When Andy decided to undergo a make-over, she quickly realized that changing her clothes was only the start of her initiation into the world of fashion. The fashion industry demanded more and more time from her and gave her less and less time for her friends and her boyfriend. She even missed his birthday party. At one point, she was also made to choose between her friendship with her officemate and her job and she chose her job. In the end, she was made to realize that all those choices that she was making, which were in no way inconsequential, was changing her trajectory and making her more and more like Miranda and less and less the Andy her friends used to know.

From the time after her make-over, Andy made a series of affirmations of a particular sense of appropriate and inappropriate behavior, of a particular understanding of what constitutes right or wrong strategies, of particular stakes of the game or values.

Her no at the very end could be accounted for by the fact that her embodied sense of what was appropriate and inappropriate (i.e. her sense of what was appropriate and inappropriate before her make-over), her sense of the rightness or wrongness of strategies and most importantly, her sense of what stakes were worth playing for were too different from the sense that the fashion industry made her swallow.
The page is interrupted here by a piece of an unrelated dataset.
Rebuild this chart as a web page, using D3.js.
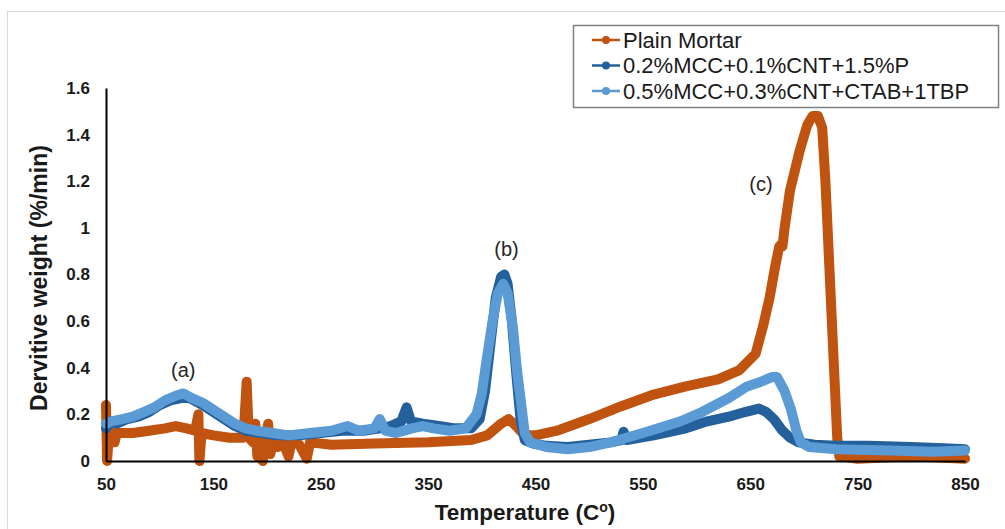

It is important to note, however, that it could have gone either way. She could have, at the very end said no to everything that she was before. She could have gone on and said no repeatedly to her boyfriend and her friends and her sense of style and deportment before her make-over. She could have fully embraced her lover and her job and her new lifestyle.

To say yes to something different is difficult, yes, but not completely impossible. Our sense of what is appropriate and inappropriate, what is the right or wrong strategy, and most importantly, what stakes are worth playing for are "durable but not eternal".